Working with four teams of experts in numerical relativity, including my RIT colleagues, we assembled a large collection of more than one thousand of their simulations of binary black holes.

Fortunately, because Einstein’s theory of gravity works the same way for all objects, no matter their mass, we can scale each simulation to larger or smaller black holes. In other words, for every simulation, we can pick any total binary mass we want. Still, we only have one thousand simulations to cover all the other parameters needed to describe a binary black hole: the ratio between the two black hole masses, and any other intrinsic properties (spin) the black holes have.

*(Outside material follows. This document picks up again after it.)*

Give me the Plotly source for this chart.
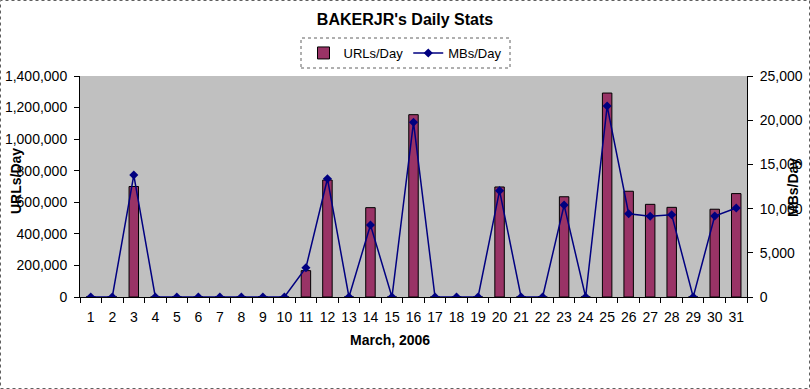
import plotly.graph_objects as go

days = [str(d) for d in range(1, 32)]
urls_per_day = [0, 0, 700000, 0, 0, 0, 0, 0, 0, 0,
                167000, 741000, 0, 566000, 0, 1155000, 0, 0, 0, 697000,
                0, 0, 635000, 0, 1292000, 670000, 587000, 568000, 0, 556000, 655000]
mbs_per_day = [0, 0, 13800, 0, 0, 0, 0, 0, 0, 0,
               3310, 13380, 0, 8150, 0, 19760, 0, 0, 0, 12030,
               0, 0, 10400, 0, 21600, 9420, 9130, 9310, 0, 9160, 10070]
left_ticks = [0, 200000, 400000, 600000, 800000, 1000000, 1200000, 1400000]
right_ticks = [0, 5000, 10000, 15000, 20000, 25000]

FONT = "Liberation Sans, Arial, sans-serif"
L, R, T, B = 80, 747, 76, 297
W, H = 810, 389

def px(x):
    return (x - L) / (R - L)

def py(y):
    return (B - y) / (B - T)

fig = go.Figure()
fig.add_trace(go.Bar(
    x=days, y=urls_per_day, name="URLs/Day",
    marker=dict(color="#993366", line=dict(color="black", width=1)),
    width=0.44, yaxis="y",
))
fig.add_trace(go.Scatter(
    x=days, y=mbs_per_day, name="MBs/Day", mode="lines+markers",
    line=dict(color="#000080", width=1.5),
    marker=dict(symbol="diamond", size=7, color="#000080"),
    yaxis="y2",
))

fig.update_layout(
    width=W, height=H,
    margin=dict(l=L, r=W - R, t=T, b=H - B, autoexpand=False),
    paper_bgcolor="white",
    plot_bgcolor="#C0C0C0",
    font=dict(family=FONT, size=14, color="black"),
    title=dict(text="<b>BAKERJR's Daily Stats</b>", x=405 / W, xanchor="center",
               y=1 - 19 / H, yanchor="middle", font=dict(size=16)),
    xaxis=dict(type="category", range=[-0.5, 30.5], tickson="boundaries", ticks="outside",
               ticklen=5, tickcolor="black", showline=True, linecolor="black",
               showgrid=False, tickangle=0, automargin=False, tickfont=dict(size=14),
               ticklabelstandoff=7),
    yaxis=dict(range=[0, 1400000], tickvals=left_ticks, tickformat=",d",
               ticks="outside", ticklen=5, tickcolor="black", showline=True,
               linecolor="black", showgrid=False, zeroline=False, automargin=False,
               ticklabelstandoff=4),
    yaxis2=dict(range=[0, 25000], tickvals=right_ticks, tickformat=",d",
                overlaying="y", side="right", ticks="outside", ticklen=5,
                tickcolor="black", showline=True, linecolor="black",
                showgrid=False, zeroline=False, automargin=False,
                ticklabelstandoff=4),
    bargap=0.56,
    legend=dict(orientation="h", x=px(405), xanchor="center", y=py(53), yanchor="middle",
                borderwidth=0, bgcolor="rgba(0,0,0,0)",
                font=dict(size=13)),
    shapes=[
        dict(type="rect", xref="paper", yref="paper",
             x0=px(0.5), x1=px(809.5), y0=py(388.5), y1=py(0.5),
             line=dict(color="#606060", width=1, dash="dot"), layer="below"),
        dict(type="rect", xref="paper", yref="paper",
             x0=px(301), x1=px(510), y0=py(68), y1=py(38),
             line=dict(color="#606060", width=1, dash="dot"), layer="below"),
    ],
    annotations=[
        dict(text="<b>March, 2006</b>", xref="paper", yref="paper", x=px(390), y=py(340),
             xanchor="center", yanchor="middle", showarrow=False, font=dict(size=14)),
        dict(text="<b>URLs/Day</b>", xref="paper", yref="paper", x=px(16), y=py(181),
             xanchor="center", yanchor="middle", showarrow=False, textangle=-90,
             font=dict(size=14)),
        dict(text="<b>MBs/Day</b>", xref="paper", yref="paper", x=px(793), y=py(188),
             xanchor="center", yanchor="middle", showarrow=False, textangle=-90,
             font=dict(size=14)),
    ],
)

fig.write_html("out.html", config={"displayModeBar": False},
               post_script="document.body.style.margin='0';")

The problem of reconstructing the black hole’s properties turns into a jigsaw puzzle: we have only some of the pieces, but from experience we know the picture was drawn with a broad brush. We can boil the comparison between the data and a particular simulation and mass down to one number. This number (the marginalized likelihood) tells us the color of each piece of the puzzle. For an object like GW150914, with very few gravitational wave cycles, the colors of neighboring pieces of the puzzle are necessarily similar. So even though we’re missing most of the pieces, we can still figure out what the whole puzzle looked like. Or, at least, the most important part of the puzzle: the part that describes black holes most like GW150914.

In our original analysis, which you can read about here, we were excited to identify the masses and spins of the two black holes. These provide pieces of another jigsaw puzzle: how do we make binary black holes in the first place? Our new analysis teased out a little more information about the two black holes that merged to form GW150914, using information uniquely available from numerical relativity simulations.

Perhaps most important, however, we found similar conclusions using an independent analysis that incorporated simulations of binary black hole coalescence.

This work also more explicitly illustrated a result we learned in our initial interpretation of GW150914: how binary black holes with very different dynamics can, under suitable circumstances, produce gravitational waves like GW150914. Some of the simulations which fit the data were simple, with the inspiral occurring entirely within one plane. In others, the orbital plane slews strongly (precesses) through the merger. The movies below illustrate the range of possible sources of GW150914.

Finally, by measuring how similar each simulation was to this event, we can now figure out where new simulations would fill in the gaps, for this and future events.

For experts: When higher harmonics are included (l=3), we can place tighter constraints on the mass ratio.